Does the GLP License require me to make available any of my custom modules, configurations or patches made to Drupal?
It seems like question #11 of the FAQ kind of addresses this issue and that it does not require me to make the code available. But I wanted to be clear.
Comments
Modules
No since you are not distributing the modules, you are only using them in house. It's always nice to share some of it though :)
Think of it like communism
Think of it like communism haha, do your part :p but yeah you will be fine your selling a service, not really Drupal its-self.
Tj Holowaychuk
Vision Media - Victoria BC Web Design
Victoria British Columbia Web Design School
Tj Holowaychuk
Vision Media - Victoria BC Web Design
Victoria British Columbia Web Design School
This group isn't really the
This group isn't really the right place for that question. It's probably better off in the Services forum, the Paid Drupal services forum, the Consulting mail list or the #drupal-consultants IRC channel.

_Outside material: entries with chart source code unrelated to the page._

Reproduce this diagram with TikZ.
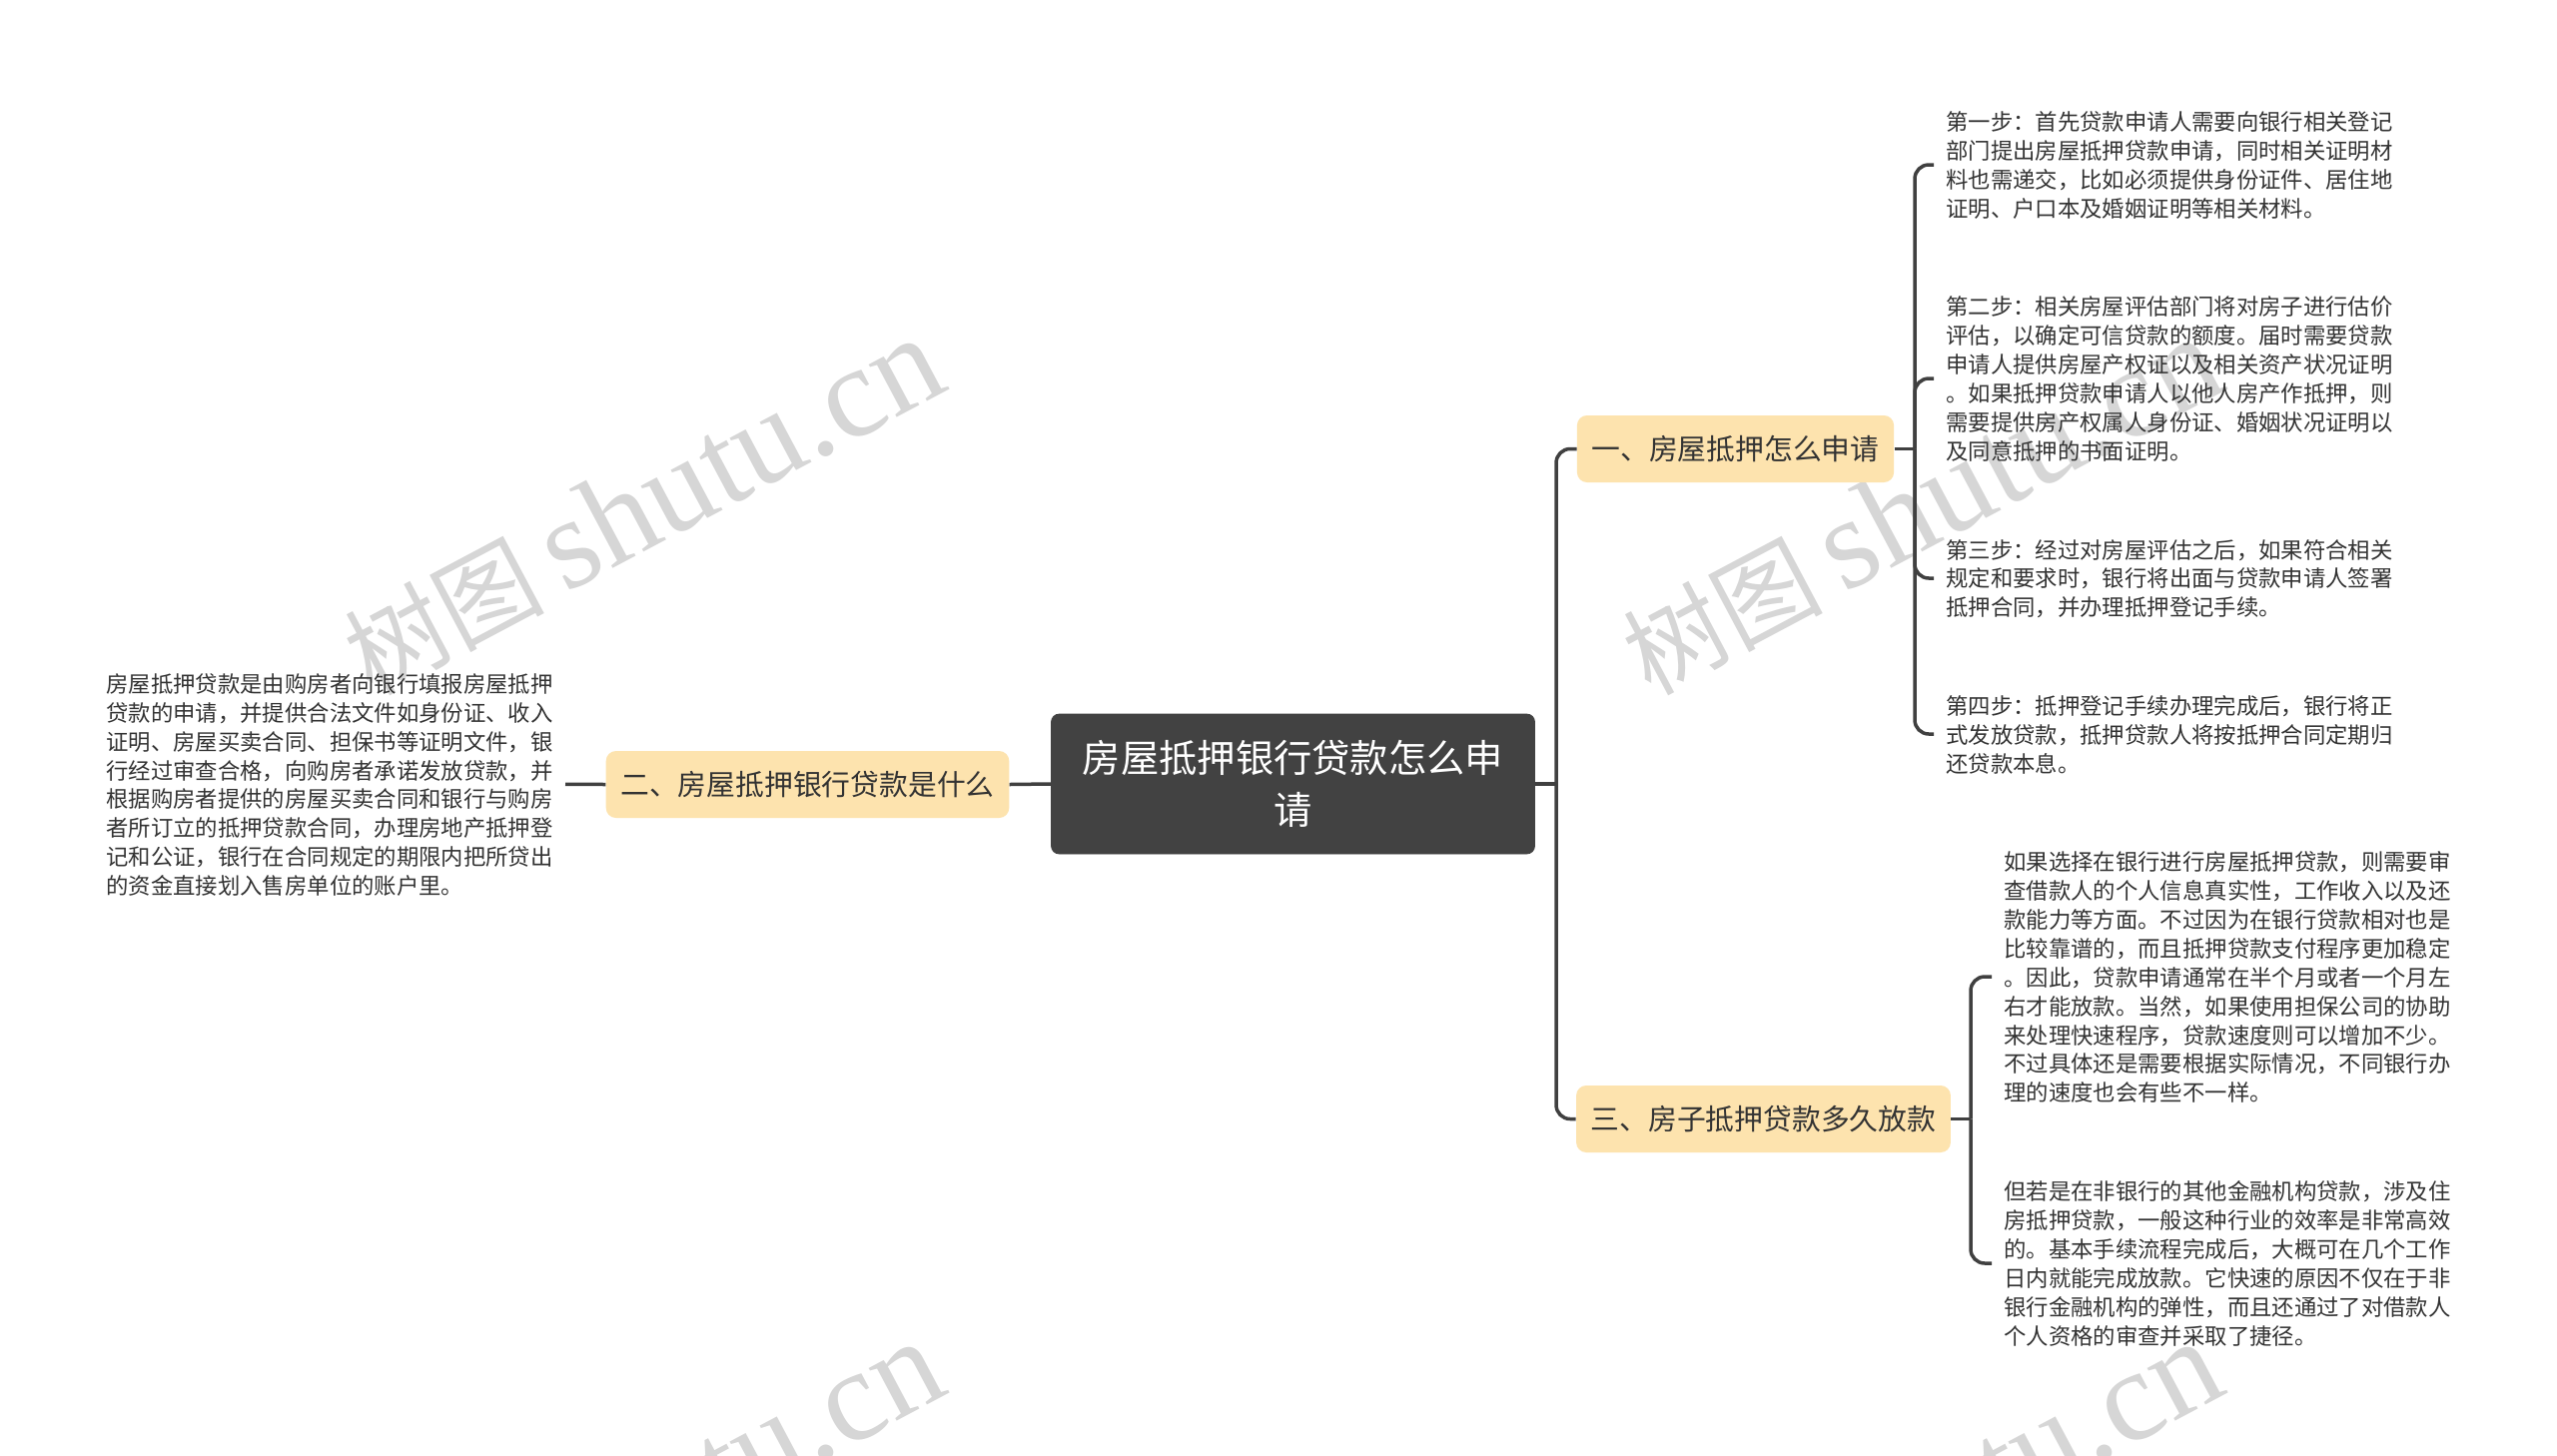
\documentclass[tikz,border=0pt]{standalone}
\usepackage{fontspec}
\setmainfont{Noto Sans CJK SC}
\newfontfamily\wmlatin{Liberation Serif}
\definecolor{linecol}{HTML}{404040}
\definecolor{rootfill}{HTML}{424242}
\definecolor{branchfill}{HTML}{FDE3AE}
\definecolor{inkcol}{HTML}{333333}
\definecolor{wmcol}{HTML}{D6D6D6}
\tikzset{
  conn/.style={draw=linecol,line width=1.75pt,rounded corners=7pt},
  rootbox/.style={fill=rootfill,draw=rootfill,line width=0.4pt,rounded corners=4pt,minimum width=242pt,minimum height=70pt,inner sep=0pt,align=center,text=white,font=\fontsize{19.15}{25.8}\selectfont},
  branchbox/.style={fill=branchfill,rounded corners=5pt,minimum height=33.5pt,inner xsep=7.3pt,inner ysep=0pt,text=inkcol,font=\fontsize{14.4}{18}\selectfont},
  leafbox/.style={inner xsep=6pt,inner ysep=0pt,align=left,text=inkcol,font=\fontsize{11.18}{14.45}\selectfont},
  wmark/.style={anchor=base west,rotate=28,text=wmcol,inner sep=0pt,font=\fontsize{50}{50}\selectfont}
}
\newcommand{\wmtext}{树图\hspace{10pt}{\wmlatin\fontsize{65}{65}\selectfont shutu.cn}}
\begin{document}
\begin{tikzpicture}[x=0.5pt,y=-0.5pt]
\useasboundingbox (0,0) rectangle (2560,1457);
\begin{scope}
\clip (0,0) rectangle (2560,1457);
\fill[white] (0,0) rectangle (2560,1457);
\node[wmark] (wma) at (372,698) {\wmtext};
\node[wmark] (wmb) at (1652,698) {\wmtext};
\node[wmark] (wmc) at (372,1703) {\wmtext};
\node[wmark] (wmd) at (1652,1703) {\wmtext};
\end{scope}

\node[rootbox] (root) at (1294.5,785) {房屋抵押银行贷款怎么申\\请};
\node[branchbox] (b1) at (1737.5,449.5) {一、房屋抵押怎么申请};
\node[branchbox] (b2) at (808.5,785.5) {二、房屋抵押银行贷款是什么};
\node[branchbox] (b3) at (1765.5,1120.5) {三、房子抵押贷款多久放款};

\node[leafbox,anchor=east] (left) at (566,786) {房屋抵押贷款是由购房者向银行填报房屋抵押\\贷款的申请，并提供合法文件如身份证、收入\\证明、房屋买卖合同、担保书等证明文件，银\\行经过审查合格，向购房者承诺发放贷款，并\\根据购房者提供的房屋买卖合同和银行与购房\\者所订立的抵押贷款合同，办理房地产抵押登\\记和公证，银行在合同规定的期限内把所贷出\\的资金直接划入售房单位的账户里。};

\node[leafbox,anchor=west] (s1) at (1936,165.7) {第一步：首先贷款申请人需要向银行相关登记\\部门提出房屋抵押贷款申请，同时相关证明材\\料也需递交，比如必须提供身份证件、居住地\\证明、户口本及婚姻证明等相关材料。};
\node[leafbox,anchor=west] (s2) at (1936,379.7) {第二步：相关房屋评估部门将对房子进行估价\\评估，以确定可信贷款的额度。届时需要贷款\\申请人提供房屋产权证以及相关资产状况证明\\。如果抵押贷款申请人以他人房产作抵押，则\\需要提供房产权属人身份证、婚姻状况证明以\\及同意抵押的书面证明。};
\node[leafbox,anchor=west] (s3) at (1936,579.7) {第三步：经过对房屋评估之后，如果符合相关\\规定和要求时，银行将出面与贷款申请人签署\\抵押合同，并办理抵押登记手续。};
\node[leafbox,anchor=west] (s4) at (1936,735.7) {第四步：抵押登记手续办理完成后，银行将正\\式发放贷款，抵押贷款人将按抵押合同定期归\\还贷款本息。};

\node[leafbox,anchor=west] (t1) at (1994,978.7) {如果选择在银行进行房屋抵押贷款，则需要审\\查借款人的个人信息真实性，工作收入以及还\\款能力等方面。不过因为在银行贷款相对也是\\比较靠谱的，而且抵押贷款支付程序更加稳定\\。因此，贷款申请通常在半个月或者一个月左\\右才能放款。当然，如果使用担保公司的协助\\来处理快速程序，贷款速度则可以增加不少。\\不过具体还是需要根据实际情况，不同银行办\\理的速度也会有些不一样。};
\node[leafbox,anchor=west] (t2) at (1994,1265.7) {但若是在非银行的其他金融机构贷款，涉及住\\房抵押贷款，一般这种行业的效率是非常高效\\的。基本手续流程完成后，大概可在几个工作\\日内就能完成放款。它快速的原因不仅在于非\\银行金融机构的弹性，而且还通过了对借款人\\个人资格的审查并采取了捷径。};

\coordinate (hubr) at (1558,785);
\coordinate (hubb) at (1917,449.5);
\coordinate (hubc) at (1973,1120.5);

\draw[conn] (b2.east) -- (root.west);
\draw[conn] ([yshift=0.35pt]left.east) -- (b2.west);
\draw[conn] (root.east) -- (hubr);
\draw[conn] (hubr) |- (b1.west);
\draw[conn] (hubr) |- (b3.west);
\draw[conn] (b1.east) -- (hubb);
\draw[conn] (hubb) |- ([yshift=0.35pt]s1.west);
\draw[conn] (hubb) |- ([yshift=0.35pt]s2.west);
\draw[conn] (hubb) |- ([yshift=0.35pt]s3.west);
\draw[conn] (hubb) |- ([yshift=0.35pt]s4.west);
\draw[conn] (b3.east) -- (hubc);
\draw[conn] (hubc) |- ([yshift=0.35pt]t1.west);
\draw[conn] (hubc) |- ([yshift=0.35pt]t2.west);
\end{tikzpicture}
\end{document}
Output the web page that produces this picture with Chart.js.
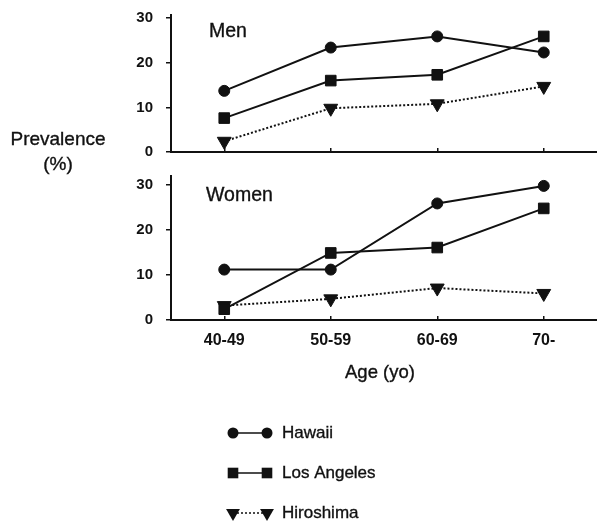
<!DOCTYPE html>
<html><head><meta charset="utf-8">
<script src="https://cdn.jsdelivr.net/npm/chart.js@4"></script>
<style>
body{margin:0;background:#fff;width:597px;height:524px;overflow:hidden;position:relative;font-family:"Liberation Sans",Arial,sans-serif;color:#111}
.box{position:absolute;left:0;width:597px}
.lbl{position:absolute;font-size:19.5px;line-height:22px;white-space:nowrap;-webkit-text-stroke:0.35px #111}
</style></head><body>
<div class="box" style="top:0;height:165px"><canvas id="men"></canvas></div>
<div class="box" style="top:160px;height:364px"><canvas id="women"></canvas></div>
<div class="lbl" style="left:209px;top:19px">Men</div>
<div class="lbl" style="left:206px;top:183px">Women</div>
<div class="lbl" style="left:0px;top:126px;width:116px;text-align:center;line-height:25px;font-size:19px">Prevalence<br>(%)</div>
<div class="lbl" style="left:345px;top:361px;font-size:18.5px">Age (yo)</div>
<script>
const ageGroups = ['40-49', '50-59', '60-69', '70-'];
const seriesNames = ['Hawaii', 'Los Angeles', 'Hiroshima'];
const menHawaii = [13.7, 23.4, 25.9, 22.3];
const menLosAngeles = [7.6, 16.0, 17.3, 25.9];
const menHiroshima = [2.4, 9.8, 10.8, 14.7];
const womenHawaii = [11.2, 11.2, 25.9, 29.8];
const womenLosAngeles = [2.4, 14.9, 16.1, 24.8];
const womenHiroshima = [3.2, 4.7, 7.1, 5.9];
const yTicks = [0, 10, 20, 30];

const INK = '#111';
const FONT = '"Liberation Sans", Arial, sans-serif';

function makeDatasets(h, la, hi) {
  return [
    {label: seriesNames[0], data: h, borderColor: INK, backgroundColor: INK, pointBackgroundColor: INK, pointBorderColor: INK,
     borderWidth: 2, pointStyle: 'circle', pointRadius: 5.5, pointBorderWidth: 1, tension: 0},
    {label: seriesNames[1], data: la, borderColor: INK, backgroundColor: INK, pointBackgroundColor: INK, pointBorderColor: INK,
     borderWidth: 2, pointStyle: 'rect', pointRadius: 7.5, pointBorderWidth: 1, tension: 0},
    {label: seriesNames[2], data: hi, borderColor: INK, backgroundColor: INK, pointBackgroundColor: INK, pointBorderColor: INK,
     borderWidth: 2, borderDash: [2, 2], pointStyle: 'triangle', pointRotation: 180, pointRadius: 8, pointBorderWidth: 1, tension: 0}
  ];
}

const legendPlugin = {
  id: 'lineLegend',
  afterDraw(chart, args, opts) {
    if (!opts.show) return;
    const ctx = chart.ctx;
    const rows = [273, 313, 353];
    chart.data.datasets.forEach((ds, i) => {
      const y = rows[i];
      ctx.save();
      ctx.strokeStyle = ds.borderColor; ctx.lineWidth = 1.5;
      ctx.setLineDash(ds.borderDash || []);
      ctx.beginPath(); ctx.moveTo(233, y); ctx.lineTo(267, y); ctx.stroke();
      ctx.setLineDash([]);
      ctx.fillStyle = ds.pointBackgroundColor; ctx.strokeStyle = ds.pointBorderColor;
      [233, 267].forEach(x => Chart.helpers.drawPoint(ctx, {pointStyle: ds.pointStyle, radius: ds.pointRadius, rotation: ds.pointRotation || 0, borderWidth: 0}, x, y));
      ctx.fillStyle = INK; ctx.strokeStyle = INK; ctx.lineWidth = 0.35;
      ctx.font = '17px ' + FONT; ctx.textBaseline = 'middle';
      ctx.fillText(ds.label, 282, y);
      ctx.strokeText(ds.label, 282, y);
      ctx.restore();
    });
  }
};

function makeChart(id, datasets, yMax, showLabels, xHeight, topPad) {
  return new Chart(document.getElementById(id), {
    type: 'line',
    data: {labels: ageGroups, datasets},
    plugins: [legendPlugin],
    options: {
      responsive: true, maintainAspectRatio: false, animation: false,
      layout: {autoPadding: false, padding: {top: topPad, left: 0, right: 0, bottom: 0}},
      clip: false,
      plugins: {legend: {display: false}, tooltip: {enabled: false}, lineLegend: {show: showLabels}},
      scales: {
        x: {
          offset: true,
          grid: {drawOnChartArea: false, offset: false, tickLength: -4, color: INK, lineWidth: 1.5},
          border: {color: INK, width: 2},
          ticks: {display: showLabels, color: INK, padding: 15, font: {size: 16, family: FONT, weight: 'bold'}},
          afterFit(s) { s.height = xHeight; s.paddingLeft = 0; s.paddingRight = 0; }
        },
        y: {
          min: 0, max: yMax,
          afterBuildTicks(s) { s.ticks = yTicks.map(v => ({value: v})); },
          ticks: {color: INK, padding: 13, font: {size: 15, family: FONT, weight: 'bold'}},
          grid: {drawOnChartArea: false, tickLength: 5, color: INK, lineWidth: 1.5},
          border: {color: INK, width: 2},
          afterFit(s) { s.width = 171; s.paddingTop = 0; s.paddingBottom = 0; }
        }
      }
    }
  });
}

makeChart('men', makeDatasets(menHawaii, menLosAngeles, menHiroshima), 30.7, false, 13, 15);
makeChart('women', makeDatasets(womenHawaii, womenLosAngeles, womenHiroshima), 32, true, 204, 16);
</script>
</body></html>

Cross-posting to the other
Cross-posting to the other forums you mention is a good idea but this is definitely the right place to ask this question.
No distribution
If you hold the copyright to the code you write (it's not work-for-hire) and you never distribute it beyond your own company / your own servers, then you are not distributing anything in a legal sense and therefore you are under no legal obligation to distribute your code.
As goosemoose said, however, if they're worthwhile modules then you should contribute them back to the community anyway. You get free CVS hosting and bug tracking, an army of people to help find and fix bugs, and all around good karma for sharing-alike. :-)
See FAQ #8, which addresses this question more directly.
Thanks guys. I agree that
Thanks guys.
I agree that there is real value in contributing the code back to the community. I just wanted to know what I was legally obligated to before I got started.